Jakarta, Aktual.com — Gabungan dari berbagai elemen masyarakat Maluku meminta pembangunan kilang LNG Blok Masela jangan sampai menimbulkan rusaknya ekosistem alam sebesar 800 hektar yang sebanding dengan kehilangan kekayaan negara sebesar Rp18 Triliun. Selain itu, jika skema pembangunan kilang dilakukan di darat, maka akan menimbulkan konflik horizontal antar masyarakat akibat proses pembebasan lahan.

“Siapa yang bisa menjamin tidak ada konflik sosial dari pengembangan blok darat? Belum lagi nanti akan ada migrasi besar-besaran sejumlah 800,000 tenaga kerja,” kata juru bicara Koalisi Masela Azis Tunny, Selasa (26/1).

Poin lain yang ditambahkan Azis adalah potensi disintegrasi antara kabupaten Maluku Barat Daya dan Maluku Tenggara Barat. “Kalau pakai skema onshore, pasti akan muncul kecemburuan sosial antara dua kabupaten ini. Apabila ini terjadi, kami tidak ingin salah satu kabupaten ini terjadi konflik, bahkan memisahkan diri dari Indonesia.”

Azis menambahkan, koalisi ini didirikan dengan maksud untuk mengingatkan pemerintah pusat maupun propinsi, untuk mengedepankan sisi lingkungan dan sosial, lebih dari pemasukan negara saja. “Kami terdiri berbagai kalangan, baik akademisi, aktivis lingkungan serta budayawan. Koalisi ini juga akan memberikan masukan mereka kepada Presiden Joko Widodo dalam waktu dekat.

“Kami akan memberikan usulan kepada Pak Jokowi untuk menerapkan archipelagic and maritime framework, bukan continental concept. Tujuannya adalah untuk memberikan teladan pembangunan kemaritiman kepada seluruh masyarakat Indonesia, khususnya Maluku.
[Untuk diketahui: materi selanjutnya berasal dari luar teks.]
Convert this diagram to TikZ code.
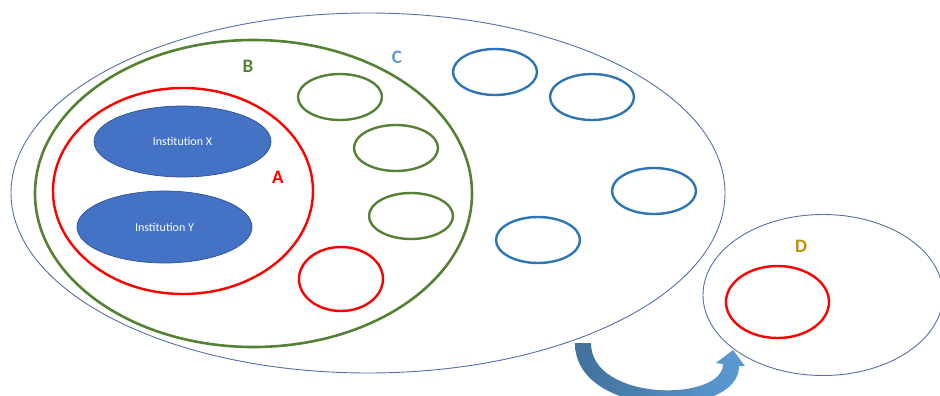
\documentclass[tikz,border=0pt]{standalone}
\usepackage{fontspec}
\setmainfont{Carlito}
\usetikzlibrary{shapes.geometric}
\definecolor{cblue}{HTML}{2E75B6}
\definecolor{cgreen}{HTML}{548235}
\definecolor{cred}{HTML}{FF0000}
\definecolor{cgray}{HTML}{5470A8}
\definecolor{cfill}{HTML}{4472C4}
\definecolor{cedge}{HTML}{2F528F}
\definecolor{clabC}{HTML}{5B9BD5}
\definecolor{clabD}{HTML}{BF9000}
\definecolor{arrL}{HTML}{41719C}
\definecolor{arrR}{HTML}{5B9BD5}
\begin{document}
\begin{tikzpicture}[x=1pt,y=-1pt,
  thinoval/.style={ellipse,draw=cgray,line width=0.9pt,inner sep=0pt},
  greenoval/.style={ellipse,draw=cgreen,line width=2.4pt,inner sep=0pt,minimum width=84pt,minimum height=46pt},
  blueoval/.style={ellipse,draw=cblue,line width=2.4pt,inner sep=0pt,minimum width=84pt,minimum height=46pt},
  redoval/.style={ellipse,draw=cred,line width=2.4pt,inner sep=0pt},
  inst/.style={ellipse,fill=cfill,draw=cedge,line width=0.7pt,inner sep=0pt,text=white,font=\fontsize{12}{14}\selectfont},
  biglab/.style={font=\fontsize{19}{22}\selectfont\bfseries,inner sep=0pt}
]
\useasboundingbox (0,0) rectangle (940,396);
% C
\node[thinoval,minimum width=714pt,minimum height=360pt] (C) at (368,193) {};
% B
\node[ellipse,draw=cgreen,line width=2.6pt,inner sep=0pt,minimum width=437pt,minimum height=307pt] (B) at (253.5,193.5) {};
% A
\node[redoval,minimum width=260pt,minimum height=206pt] (A) at (183,191) {};
% Institutions
\node[inst,minimum width=177pt,minimum height=71pt] (X) at (182.5,141.5) {Institution X};
\node[inst,minimum width=175pt,minimum height=72pt] (Y) at (164.5,227) {Institution Y};
% labels
\node[biglab,text=cred] (labA) at (278,177) {A};
\node[biglab,text=cgreen] (labB) at (248,66) {B};
\node[biglab,text=clabC] (labC) at (397,57) {C};
\node[biglab,text=clabD] (labD) at (801,246) {D};
% green small
\node[greenoval] (g1) at (340,97) {};
\node[greenoval] (g2) at (396,148) {};
\node[greenoval] (g3) at (411,216) {};
% red small in B
\node[redoval,minimum width=84pt,minimum height=64pt] (r1) at (341,279) {};
% blue small
\node[blueoval] (b1) at (495,72) {};
\node[blueoval] (b2) at (592,97) {};
\node[blueoval] (b3) at (654,191) {};
\node[blueoval] (b4) at (538,240) {};
% D
\node[thinoval,minimum width=240pt,minimum height=161pt] (D) at (823,295) {};
\node[redoval,minimum width=103pt,minimum height=72pt] (r2) at (777.5,302) {};
% curved block arrow
\shade[left color=arrL,right color=arrR]
  (575,343) .. controls (575,420) and (740,420) .. (739,366)
  -- (745,366) -- (733,350) -- (716,363) -- (723,364)
  .. controls (723,402) and (591,402) .. (591,343) -- cycle;
\end{tikzpicture}
\end{document}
Budayawan Maluku Rudi Fofid berharap agar masyarakat Maluku menjadi tumpuan industri maritim Indonesia ke depannya. “Apalagi dengan skema terapung, orang-orang Maluku ke depannya pasti akan jadi ahli di bidang maritim, terutama bidang migas laut dalam,” ucap Rudi.

Senada dengan Rudi, salah satu tokoh pemuda Maluku Fagi Karim Fakaubun menjelaskan bahwa perusahaan daerah ke depannya dapat berpartisipasi dalam blok Masela. Menurut Fagi, saat ini Maluku memiliki perusahaan dock dan perkapalan di Wayame yang memiliki potensi untuk berkembang.

Apabila skema offshore diterapkan, ke depannya dock di Wayame dapat menjadi fasilitas pendukung bagi skema terapung. Implikasinya adalah Pendapatan Asli Daerah (PAD) Maluku akan meningkat ke depannya, seiring dengan meningkatnya aktivitas di Wayame.

“Semoga kita dapat mengangkat wibawa Maluku ke depannya bersama-sama, terutama mengangkat Maluku dari ketertinggalan dengan provinsi di sekitarnya,” kata Fagi.